→ **THE EXERCISE**: Please retype the data in full and exactly; the pictures are not part of the copy.

*** STORED DATA ***

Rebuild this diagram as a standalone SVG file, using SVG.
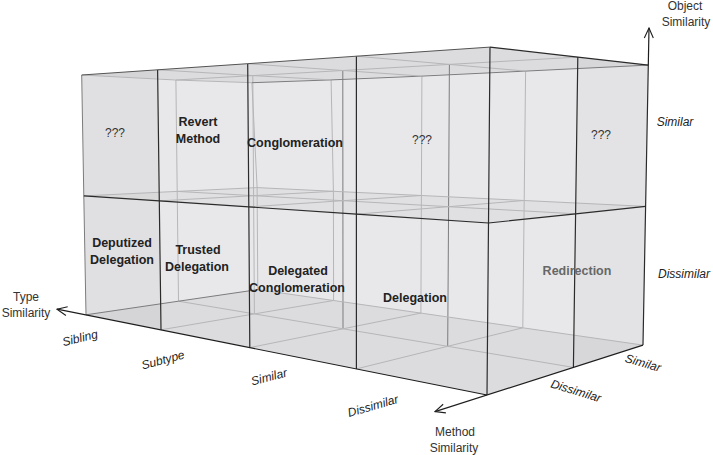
<svg xmlns="http://www.w3.org/2000/svg" width="713" height="455" viewBox="0 0 713 455">
<style>
text{font-family:"Liberation Sans",Arial,Helvetica,sans-serif;fill:#222}
.b{font-weight:bold;font-size:12.5px;text-anchor:middle}
.q{font-size:12px;text-anchor:middle;fill:#333}
.i{font-style:italic;font-size:12px;text-anchor:middle}
.ax{font-size:12px;text-anchor:middle;fill:#333}
.dk{fill:none;stroke:#2b2b2b;stroke-width:1.2}
.md{fill:none;stroke:#7c7c7e;stroke-width:1}
.lt{fill:none;stroke:#b6b6b8;stroke-width:1}
.axis{fill:none;stroke:#1e1e1e;stroke-width:1.2}
</style>
<defs>
<marker id="arr" viewBox="-12 -6 13 12" refX="0" refY="0" markerWidth="13" markerHeight="12" markerUnits="userSpaceOnUse" orient="auto">
<path d="M-10,-4.5 L0,0 L-10,4.5" fill="none" stroke="#1e1e1e" stroke-width="1.1"/>
</marker>
</defs>
<rect width="713" height="455" fill="#ffffff"/>
<g id="box-fills">
<polygon points="81.7,75 490,47.1 648.3,65.1 643,345.1 487,395 86,314.8" fill="#e8e8ea"/>
<polygon points="81.7,75 490,47.1 648.3,65.1 251.9,82.7" fill="#dcdcde"/>
<polygon points="86,314.8 487,395 643,345.1 257.8,289.6" fill="#dcdcde"/>
<polygon points="83.8,195.9 488.5,223 645.6,206.4 257.1,187.6" fill="#000" fill-opacity="0.03"/>
<polygon points="81.7,75 157.6,69.8 161,329.8 86,314.8" fill="#000" fill-opacity="0.03"/>
<polygon points="577.8,57.1 648.3,65.1 643,345.1 573.4,367.4" fill="#000" fill-opacity="0.02"/>
</g>
<g id="connectors">
<polyline class="lt" points="522.8,327.8 524.2,200.5 525.6,71.1"/>
<polyline class="lt" points="420.9,313.1 421.4,195.5 421.9,76.1"/>
<polyline class="lt" points="333.6,300.5 333.4,191.3 331.1,79.9"/>
<polyline class="lt" points="257.8,289.6 257.1,187.6 251.9,82.7"/>
<polyline class="md" points="447.7,346.3 448.6,206.7 449.4,64.4"/>
<polyline class="md" points="343,328.8 342.9,200.7 342.8,70.5"/>
<polyline class="lt" points="254.4,313.9 253.6,195.7 252.8,75.6"/>
<polyline class="lt" points="178.5,301.2 177.2,191.4 175.9,80"/>
<polyline class="lt" points="178.5,301.2 254.4,313.9 343,328.8 447.7,346.3 573.4,367.4"/>
<polyline class="lt" points="257.8,289.6 333.6,300.5 420.9,313.1 522.8,327.8 643,345.1"/>
<polyline class="lt" points="356.4,368.9 447.7,346.3 522.8,327.8"/>
<polyline class="lt" points="249.8,347.6 343,328.8 420.9,313.1"/>
<polyline class="lt" points="161,329.8 254.4,313.9 333.6,300.5"/>
<polyline class="md" points="86,314.8 178.5,301.2 257.8,289.6"/>
<polyline class="lt" points="177.2,191.4 253.6,195.7 342.9,200.7 448.6,206.7 575.6,213.8"/>
<polyline class="lt" points="257.1,187.6 333.4,191.3 421.4,195.5 524.2,200.5 645.6,206.4"/>
<polyline class="lt" points="356.4,214.2 448.6,206.7 524.2,200.5"/>
<polyline class="lt" points="248.8,206.9 342.9,200.7 421.4,195.5"/>
<polyline class="lt" points="159.3,200.9 253.6,195.7 333.4,191.3"/>
<polyline class="lt" points="83.8,195.9 177.2,191.4 257.1,187.6"/>
<polyline class="lt" points="175.9,80 252.8,75.6 342.8,70.5 449.4,64.4 577.8,57.1"/>
<polyline class="md" points="251.9,82.7 331.1,79.9 421.9,76.1 525.6,71.1 648.3,65.1"/>
<polyline class="lt" points="356.4,56.2 449.4,64.4 525.6,71.1"/>
<polyline class="lt" points="247.7,63.7 342.8,70.5 421.9,76.1"/>
<polyline class="lt" points="157.6,69.8 252.8,75.6 331.1,79.9"/>
<polyline class="lt" points="81.7,75 175.9,80 251.9,82.7"/>
<polyline class="md" points="86,314.8 83.8,195.9 81.7,75"/>
<polyline class="dk" points="161,329.8 159.3,200.9 157.6,69.8"/>
<polyline class="dk" points="249.8,347.6 248.8,206.9 247.7,63.7"/>
<polyline class="dk" points="356.4,368.9 356.4,214.2 356.4,56.2"/>
<polyline class="dk" points="487,395 488.5,223 490,47.1"/>
<polyline class="dk" points="83.8,195.9 159.3,200.9 248.8,206.9 356.4,214.2 488.5,223"/>
<polyline class="md" style="stroke:#555" points="81.7,75 157.6,69.8 247.7,63.7 356.4,56.2 490,47.1"/>
<polyline class="dk" points="573.4,367.4 575.6,213.8 577.8,57.1"/>
<polyline class="dk" points="643,345.1 645.6,206.4 648.3,65.1"/>
<polyline class="dk" points="488.5,223 575.6,213.8 645.6,206.4"/>
<polyline class="dk" points="490,47.1 577.8,57.1 648.3,65.1"/>
<path class="axis" d="M487,395 L57,309.2" marker-end="url(#arr)"/>
<path class="axis" d="M643,345.1 L435,411.6" marker-end="url(#arr)"/>
<path class="axis" d="M648.3,65.1 L649,28" marker-end="url(#arr)"/>
</g>
<g id="cell-top-sibling"><text class="q" x="115" y="137">???</text></g>
<g id="cell-revert-method"><text class="b" x="198" y="126">Revert</text><text class="b" x="198" y="143">Method</text></g>
<g id="cell-conglomeration"><text class="b" x="295" y="147">Conglomeration</text></g>
<g id="cell-top-dissimilar"><text class="q" x="422" y="144">???</text></g>
<g id="cell-top-right"><text class="q" x="601" y="139">???</text></g>
<g id="cell-deputized-delegation"><text class="b" x="122" y="247">Deputized</text><text class="b" x="122" y="264">Delegation</text></g>
<g id="cell-trusted-delegation"><text class="b" x="198" y="254">Trusted</text><text class="b" x="197" y="271">Delegation</text></g>
<g id="cell-delegated-conglomeration"><text class="b" x="298" y="275">Delegated</text><text class="b" x="297" y="292">Conglomeration</text></g>
<g id="cell-delegation"><text class="b" x="415" y="302">Delegation</text></g>
<g id="cell-redirection"><text class="b" x="577" y="275" style="fill:#676767">Redirection</text></g>
<g id="axis-labels">
<text class="ax" x="685" y="10">Object</text>
<text class="ax" x="686" y="26">Similarity</text>
<text class="i" x="675" y="126">Similar</text>
<text class="i" x="684" y="278">Dissimilar</text>
<text class="ax" x="26" y="301">Type</text>
<text class="ax" x="26" y="317">Similarity</text>
<text class="ax" x="455" y="436">Method</text>
<text class="ax" x="454" y="452">Similarity</text>
<text class="i" transform="translate(80,338) rotate(-14)" y="4">Sibling</text>
<text class="i" transform="translate(163,360) rotate(-15)" y="4">Subtype</text>
<text class="i" transform="translate(269,377) rotate(-15)" y="4">Similar</text>
<text class="i" transform="translate(373,406) rotate(-16)" y="4">Dissimilar</text>
<text class="i" transform="translate(576,391) rotate(17)" y="4">Dissimilar</text>
<text class="i" transform="translate(643,363) rotate(16)" y="4">Similar</text>
</g>
</svg>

***

→ **SOLVED EXERCISE**:
Rebuild this diagram as a standalone SVG file, using SVG.
<svg xmlns="http://www.w3.org/2000/svg" width="713" height="455" viewBox="0 0 713 455">
<style>
text{font-family:"Liberation Sans",Arial,Helvetica,sans-serif;fill:#222}
.b{font-weight:bold;font-size:12.5px;text-anchor:middle}
.q{font-size:12px;text-anchor:middle;fill:#333}
.i{font-style:italic;font-size:12px;text-anchor:middle}
.ax{font-size:12px;text-anchor:middle;fill:#333}
.dk{fill:none;stroke:#2b2b2b;stroke-width:1.2}
.md{fill:none;stroke:#7c7c7e;stroke-width:1}
.lt{fill:none;stroke:#b6b6b8;stroke-width:1}
.axis{fill:none;stroke:#1e1e1e;stroke-width:1.2}
</style>
<defs>
<marker id="arr" viewBox="-12 -6 13 12" refX="0" refY="0" markerWidth="13" markerHeight="12" markerUnits="userSpaceOnUse" orient="auto">
<path d="M-10,-4.5 L0,0 L-10,4.5" fill="none" stroke="#1e1e1e" stroke-width="1.1"/>
</marker>
</defs>
<rect width="713" height="455" fill="#ffffff"/>
<g id="box-fills">
<polygon points="81.7,75 490,47.1 648.3,65.1 643,345.1 487,395 86,314.8" fill="#e8e8ea"/>
<polygon points="81.7,75 490,47.1 648.3,65.1 251.9,82.7" fill="#dcdcde"/>
<polygon points="86,314.8 487,395 643,345.1 257.8,289.6" fill="#dcdcde"/>
<polygon points="83.8,195.9 488.5,223 645.6,206.4 257.1,187.6" fill="#000" fill-opacity="0.03"/>
<polygon points="81.7,75 157.6,69.8 161,329.8 86,314.8" fill="#000" fill-opacity="0.03"/>
<polygon points="577.8,57.1 648.3,65.1 643,345.1 573.4,367.4" fill="#000" fill-opacity="0.02"/>
</g>
<g id="connectors">
<polyline class="lt" points="522.8,327.8 524.2,200.5 525.6,71.1"/>
<polyline class="lt" points="420.9,313.1 421.4,195.5 421.9,76.1"/>
<polyline class="lt" points="333.6,300.5 333.4,191.3 331.1,79.9"/>
<polyline class="lt" points="257.8,289.6 257.1,187.6 251.9,82.7"/>
<polyline class="md" points="447.7,346.3 448.6,206.7 449.4,64.4"/>
<polyline class="md" points="343,328.8 342.9,200.7 342.8,70.5"/>
<polyline class="lt" points="254.4,313.9 253.6,195.7 252.8,75.6"/>
<polyline class="lt" points="178.5,301.2 177.2,191.4 175.9,80"/>
<polyline class="lt" points="178.5,301.2 254.4,313.9 343,328.8 447.7,346.3 573.4,367.4"/>
<polyline class="lt" points="257.8,289.6 333.6,300.5 420.9,313.1 522.8,327.8 643,345.1"/>
<polyline class="lt" points="356.4,368.9 447.7,346.3 522.8,327.8"/>
<polyline class="lt" points="249.8,347.6 343,328.8 420.9,313.1"/>
<polyline class="lt" points="161,329.8 254.4,313.9 333.6,300.5"/>
<polyline class="md" points="86,314.8 178.5,301.2 257.8,289.6"/>
<polyline class="lt" points="177.2,191.4 253.6,195.7 342.9,200.7 448.6,206.7 575.6,213.8"/>
<polyline class="lt" points="257.1,187.6 333.4,191.3 421.4,195.5 524.2,200.5 645.6,206.4"/>
<polyline class="lt" points="356.4,214.2 448.6,206.7 524.2,200.5"/>
<polyline class="lt" points="248.8,206.9 342.9,200.7 421.4,195.5"/>
<polyline class="lt" points="159.3,200.9 253.6,195.7 333.4,191.3"/>
<polyline class="lt" points="83.8,195.9 177.2,191.4 257.1,187.6"/>
<polyline class="lt" points="175.9,80 252.8,75.6 342.8,70.5 449.4,64.4 577.8,57.1"/>
<polyline class="md" points="251.9,82.7 331.1,79.9 421.9,76.1 525.6,71.1 648.3,65.1"/>
<polyline class="lt" points="356.4,56.2 449.4,64.4 525.6,71.1"/>
<polyline class="lt" points="247.7,63.7 342.8,70.5 421.9,76.1"/>
<polyline class="lt" points="157.6,69.8 252.8,75.6 331.1,79.9"/>
<polyline class="lt" points="81.7,75 175.9,80 251.9,82.7"/>
<polyline class="md" points="86,314.8 83.8,195.9 81.7,75"/>
<polyline class="dk" points="161,329.8 159.3,200.9 157.6,69.8"/>
<polyline class="dk" points="249.8,347.6 248.8,206.9 247.7,63.7"/>
<polyline class="dk" points="356.4,368.9 356.4,214.2 356.4,56.2"/>
<polyline class="dk" points="487,395 488.5,223 490,47.1"/>
<polyline class="dk" points="83.8,195.9 159.3,200.9 248.8,206.9 356.4,214.2 488.5,223"/>
<polyline class="md" style="stroke:#555" points="81.7,75 157.6,69.8 247.7,63.7 356.4,56.2 490,47.1"/>
<polyline class="dk" points="573.4,367.4 575.6,213.8 577.8,57.1"/>
<polyline class="dk" points="643,345.1 645.6,206.4 648.3,65.1"/>
<polyline class="dk" points="488.5,223 575.6,213.8 645.6,206.4"/>
<polyline class="dk" points="490,47.1 577.8,57.1 648.3,65.1"/>
<path class="axis" d="M487,395 L57,309.2" marker-end="url(#arr)"/>
<path class="axis" d="M643,345.1 L435,411.6" marker-end="url(#arr)"/>
<path class="axis" d="M648.3,65.1 L649,28" marker-end="url(#arr)"/>
</g>
<g id="cell-top-sibling"><text class="q" x="115" y="137">???</text></g>
<g id="cell-revert-method"><text class="b" x="198" y="126">Revert</text><text class="b" x="198" y="143">Method</text></g>
<g id="cell-conglomeration"><text class="b" x="295" y="147">Conglomeration</text></g>
<g id="cell-top-dissimilar"><text class="q" x="422" y="144">???</text></g>
<g id="cell-top-right"><text class="q" x="601" y="139">???</text></g>
<g id="cell-deputized-delegation"><text class="b" x="122" y="247">Deputized</text><text class="b" x="122" y="264">Delegation</text></g>
<g id="cell-trusted-delegation"><text class="b" x="198" y="254">Trusted</text><text class="b" x="197" y="271">Delegation</text></g>
<g id="cell-delegated-conglomeration"><text class="b" x="298" y="275">Delegated</text><text class="b" x="297" y="292">Conglomeration</text></g>
<g id="cell-delegation"><text class="b" x="415" y="302">Delegation</text></g>
<g id="cell-redirection"><text class="b" x="577" y="275" style="fill:#676767">Redirection</text></g>
<g id="axis-labels">
<text class="ax" x="685" y="10">Object</text>
<text class="ax" x="686" y="26">Similarity</text>
<text class="i" x="675" y="126">Similar</text>
<text class="i" x="684" y="278">Dissimilar</text>
<text class="ax" x="26" y="301">Type</text>
<text class="ax" x="26" y="317">Similarity</text>
<text class="ax" x="455" y="436">Method</text>
<text class="ax" x="454" y="452">Similarity</text>
<text class="i" transform="translate(80,338) rotate(-14)" y="4">Sibling</text>
<text class="i" transform="translate(163,360) rotate(-15)" y="4">Subtype</text>
<text class="i" transform="translate(269,377) rotate(-15)" y="4">Similar</text>
<text class="i" transform="translate(373,406) rotate(-16)" y="4">Dissimilar</text>
<text class="i" transform="translate(576,391) rotate(17)" y="4">Dissimilar</text>
<text class="i" transform="translate(643,363) rotate(16)" y="4">Similar</text>
</g>
</svg>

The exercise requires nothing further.